In the imperial time, auctor is often said of the emperor (princeps) who recommended any thing to the senate, and on which recommendation that body passed a senatus-consultum (Gaius, I.30, 80; Suet. Vesp. 11).

When the word auctor is applied to him who recommends, but does not originate a legislative measure, it is equivalent to suasor (Cic. ad Att. I.19; Brutus, c2527). Sometimes both auctor and suasor are used in the same sentence, and the meaning of each is kept distinct (Cic. Off. III.30).

With reference to dealings between individuals, auctor has the sense of owner (Cic. Pro Caecin. 10), and is defined thus (Dig. 50 tit. 17 s175): Auctor meus a quo jus in me transit. In this sense auctor is the seller (venditor), as opposed to the buyer (emtor): the person who joined the seller in a warranty, or as security, was called auctor secundus, as opposed to the seller or auctor primus (Dig. 19 tit. 1 s4, 21; tit. 2 s4, 51). The phrase a malo auctore emere (Cic. Verr. 5 c22); auctorem laudare (Gell. II.6)º will thus be intelligible. The testator, with respect to his heir, might be called auctor (ex Corp. Hermogen. Cod. tit. 11).

Consistently with the meanings of auctor as already explained, the notion of consenting, approving, and giving validity to a measure affecting a person's status clearly appears in the following passage (Cic. Pro Dom. c29).

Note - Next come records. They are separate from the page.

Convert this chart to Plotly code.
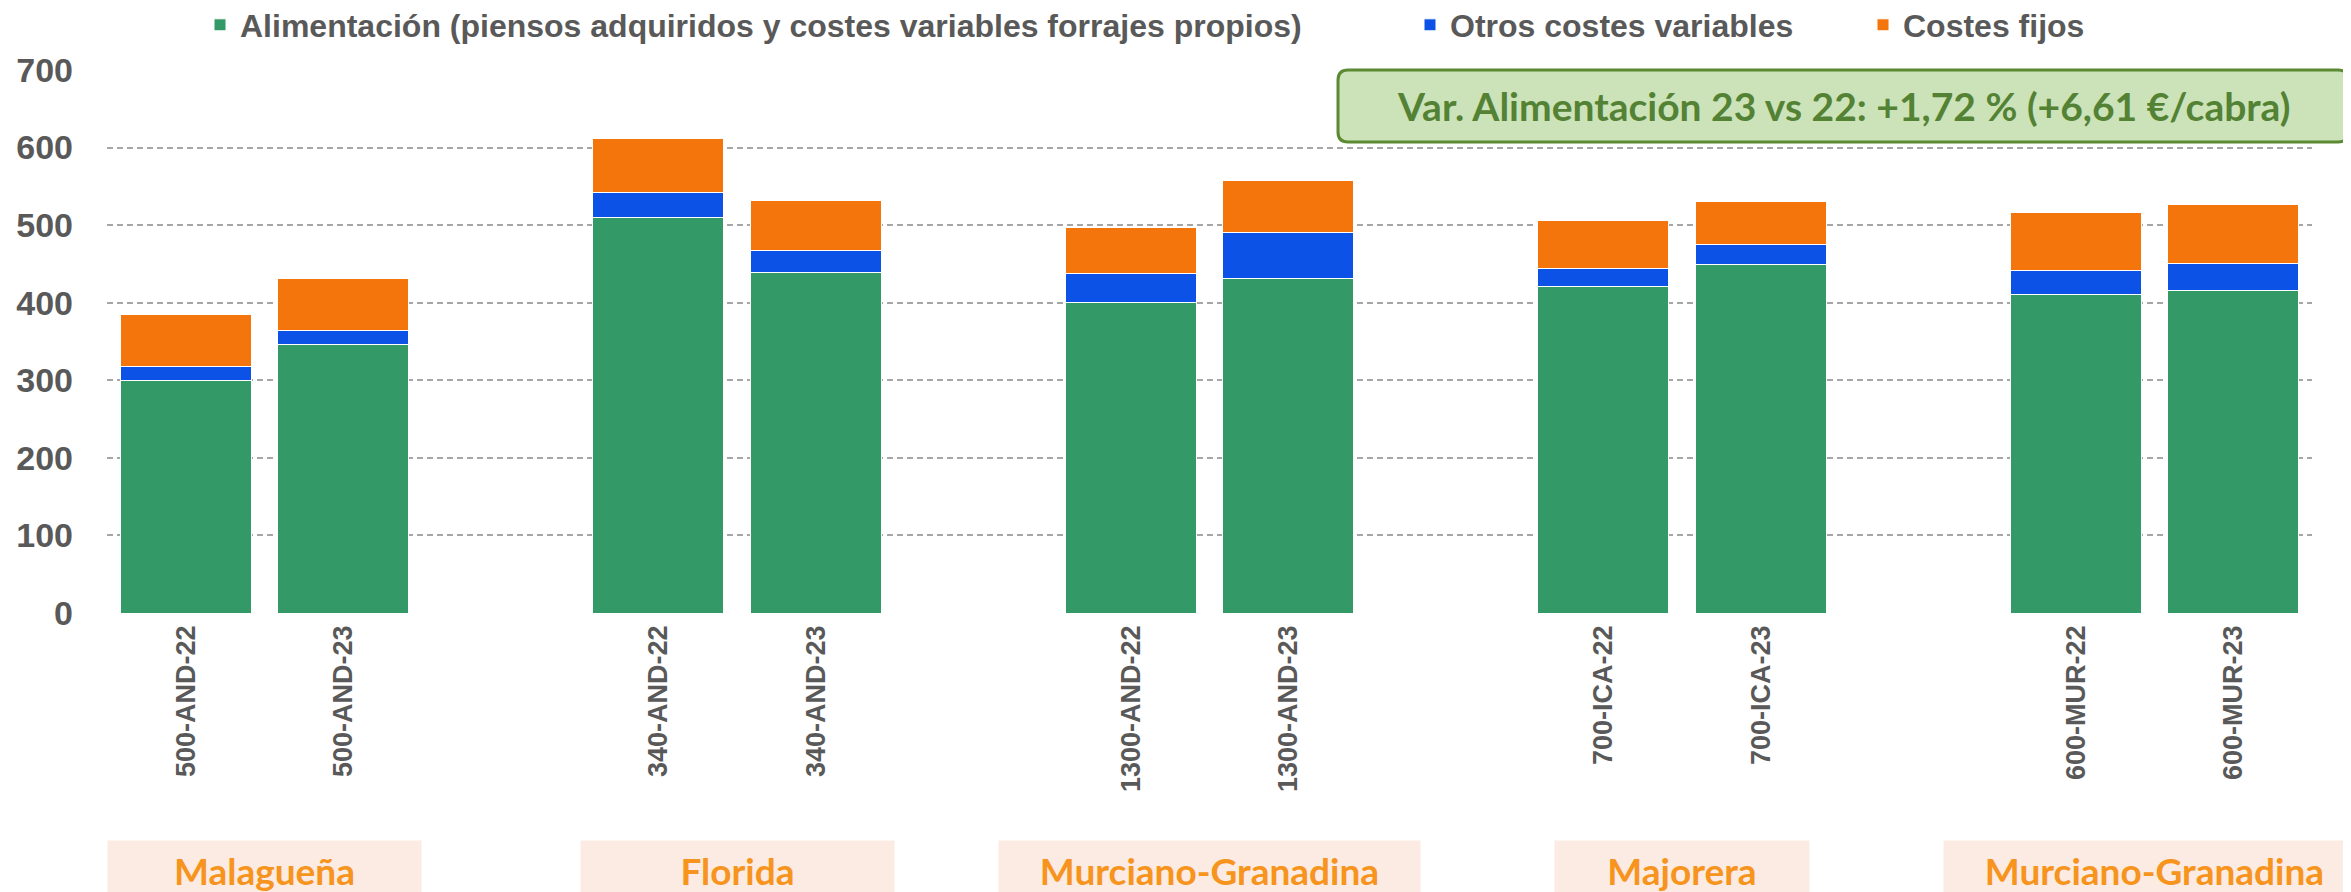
import plotly.graph_objects as go

# categories (blank strings leave a gap between breed groups)
categories = ["500-AND-22", "500-AND-23", " ",
              "340-AND-22", "340-AND-23", "  ",
              "1300-AND-22", "1300-AND-23", "   ",
              "700-ICA-22", "700-ICA-23", "    ",
              "600-MUR-22", "600-MUR-23"]

alimentacion = [300, 346, None, 510.5, 439, None, 400, 431.5, None, 421, 449.5, None, 411, 415.5]
otros_variables = [17.5, 18, None, 31, 28.5, None, 38, 59, None, 23, 25, None, 30.5, 35.5]
costes_fijos = [67, 67, None, 70, 64, None, 59.5, 66.5, None, 61.5, 56.5, None, 74.5, 75]

breeds = ["Malagueña", "Florida", "Murciano-Granadina", "Majorera", "Murciano-Granadina"]
breed_members = [("500-AND-22", "500-AND-23"), ("340-AND-22", "340-AND-23"),
                 ("1300-AND-22", "1300-AND-23"), ("700-ICA-22", "700-ICA-23"),
                 ("600-MUR-22", "600-MUR-23")]

note_text = "Var. Alimentación 23 vs 22: +1,72 % (+6,61 €/cabra)"

# figure geometry (the page body adds an 8px offset)
W, H = 2351, 892
OFF = 8
ML, MR, MT, MB = 99, 47, 62, 287
PW, PH = W - ML - MR, H - MT - MB

GREY = "#595959"
BOLD = "Liberation Sans, Arial, sans-serif"
HUMAN = "Lato, Open Sans, sans-serif"


def px_x(px):
    # page pixel -> paper x
    return (px - OFF - ML) / PW


def px_y(py):
    # page pixel -> paper y
    return (H - MB - (py - OFF)) / PH


fig = go.Figure()
series = [
    ("Alimentación (piensos adquiridos y costes variables forrajes propios)", alimentacion, "#339966", "legend"),
    ("Otros costes variables", otros_variables, "#0D52E6", "legend2"),
    ("Costes fijos", costes_fijos, "#F4750C", "legend3"),
]
for name, vals, color, leg in series:
    fig.add_trace(go.Bar(
        name=name, x=categories, y=vals, width=0.83,
        marker=dict(color=color, line=dict(color="white", width=1)),
        legend=leg,
    ))

legend_font = dict(family=BOLD, size=32, color=GREY, weight="bold")
legend_common = dict(orientation="h", yanchor="middle", y=px_y(25), xanchor="left",
                     font=legend_font, bgcolor="rgba(0,0,0,0)", itemclick=False)

# rounded note box
bx0, bx1, by0, by1, r = 1338, 2348, 70, 142, 10
rx, ry = r / PW, r / PH
x0, x1, y0, y1 = px_x(bx0), px_x(bx1), px_y(by1), px_y(by0)
path = (f"M{x0 + rx},{y1} L{x1 - rx},{y1} Q{x1},{y1} {x1},{y1 - ry} "
        f"L{x1},{y0 + ry} Q{x1},{y0} {x1 - rx},{y0} L{x0 + rx},{y0} "
        f"Q{x0},{y0} {x0},{y0 + ry} L{x0},{y1 - ry} Q{x0},{y1} {x0 + rx},{y1} Z")
fig.add_shape(type="path", path=path, xref="paper", yref="paper",
              fillcolor="#CCE3B9", line=dict(color="#5B8A32", width=3), layer="above")
fig.add_annotation(text=note_text, xref="paper", yref="paper",
                   x=px_x((bx0 + bx1) / 2), y=px_y((by0 + by1) / 2),
                   showarrow=False, xanchor="center", yanchor="middle",
                   font=dict(family=HUMAN, size=39, color="#548235", weight="bold"))

# breed labels under the axis
box_widths = [313, 313, 421, 254, 421]
for breed, members, bw in zip(breeds, breed_members, box_widths):
    center = sum(categories.index(m) for m in members) / len(members)
    fig.add_annotation(text=breed, x=center, xref="x", yref="paper", y=px_y(870),
                       showarrow=False, xanchor="center", yanchor="middle",
                       width=bw, height=58, bgcolor="#FBEBE2", borderpad=0,
                       font=dict(family=HUMAN, size=37, color="#F7941D", weight="bold"))

fig.update_layout(
    barmode="stack",
    width=W, height=H,
    margin=dict(l=ML, r=MR, t=MT, b=MB, autoexpand=False),
    plot_bgcolor="white", paper_bgcolor="white",
    showlegend=True,
    legend=dict(x=px_x(200), **legend_common),
    legend2=dict(x=px_x(1410), **legend_common),
    legend3=dict(x=px_x(1863), **legend_common),
    xaxis=dict(type="category", categoryorder="array", categoryarray=categories,
               range=[-0.5, len(categories) - 0.5],
               tickangle=-90, showgrid=False, showline=False, ticks="",
               tickfont=dict(family=BOLD, size=27, color=GREY, weight="bold"),
               ticklabelstandoff=6),
    yaxis=dict(range=[0, 700], dtick=100, showline=False, zeroline=False,
               showgrid=True, gridcolor="#A6A6A6", gridwidth=2, griddash="6px,4px",
               tickfont=dict(family=BOLD, size=34, color=GREY, weight="bold"),
               ticklabelstandoff=33),
)

fig.write_html("out.html")
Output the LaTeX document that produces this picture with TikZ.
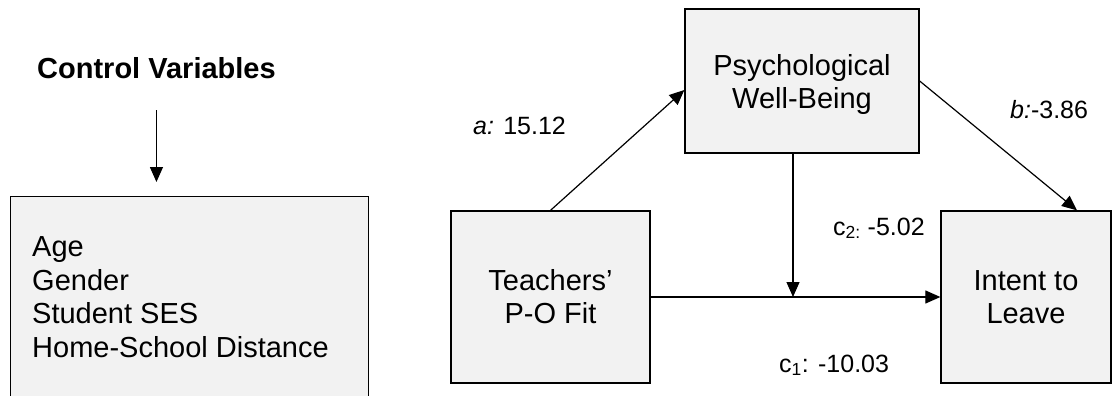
\documentclass[tikz,border=0pt]{standalone}
\usepackage{fontspec}
\setmainfont{Liberation Sans}
\usetikzlibrary{arrows.meta}
\definecolor{boxfill}{HTML}{F2F2F2}
\tikzset{
  box/.style={draw=black, line width=1.3pt, fill=boxfill, rectangle, inner sep=0pt,
    align=center, font=\fontsize{29}{33}\selectfont},
  conn/.style={line width=1.2pt, -{Triangle[length=15pt,width=13pt]}},
  coef/.style={inner sep=0pt, anchor=base west, font=\fontsize{25}{30}\selectfont},
  plain/.style={inner sep=0pt, font=\fontsize{29}{33.7}\selectfont},
}
\begin{document}
\begin{tikzpicture}[x=1pt,y=-1pt]
\useasboundingbox (0,0) rectangle (1112,396);
\clip (0,0) rectangle (1112,396);
% control variables
\node[box, minimum width=358pt, minimum height=240pt, anchor=north west] (ctrl) at (10,196) {};
\node[plain, font=\bfseries\fontsize{29}{33}\selectfont, anchor=base west] (ctrltitle) at (37,78) {Control Variables};
\node[plain, anchor=north west, align=left] (ctrllist) at (32,236.2) {Age\\Gender\\Student SES\\Home-School Distance};
\draw[conn, shorten <=32pt, shorten >=14pt] (ctrltitle.south) -- (ctrltitle.south |- ctrl.north);
% model boxes
\node[box, minimum width=234pt, minimum height=144pt, text depth=0pt] (psych) at (802,81) {Psychological\\Well-Being};
\node[box, minimum width=199pt, minimum height=172pt] (teach) at (550.5,297) {Teachers’\\P-O Fit};
\node[box, minimum width=170pt, minimum height=172pt] (intent) at (1026,297) {Intent to\\Leave};
\coordinate (join) at (793,297);
% paths
\draw[conn] (teach.north) -- ([yshift=-9pt]psych.west);
\draw[conn] (psych.east) -- ([xshift=51pt]intent.north);
\draw[conn] (teach.east) -- (intent.west);
\draw[conn] (psych.south -| join) -- (join);
% coefficients
\node[coef] (la) at (473,134) {\textit{a:} 15.12};
\node[coef] (lb) at (1010,118) {\textit{b:}-3.86};
\node[coef] (lc2) at (833,235) {c\textsubscript{2:} -5.02};
\node[coef] (lc1) at (779,372) {c\textsubscript{1}: -10.03};
\end{tikzpicture}
\end{document}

Auctor is also used generally to express any person under whose authority any legal act is done. In this sense, it means a tutor who is appointed to aid or advise a woman on account of the infirmity of her sex (Liv. XXXIV.2; Cic. Pro Caecin. c25; Gaius, I.10, 195): it is also applied to a tutor whose business it is to approve of certain acts on behalf of a ward (pupillus) (Paulus, Dig. 26 tit. 8 s3).

The term auctores juris is equivalent to jurisperiti (Dig. 1 tit. 2 s2 § 13; Gellius, II. c10): and the law writers or leaders of particular schools of law were called scholae auctores. It is unnecessary to trace the other significations of this word.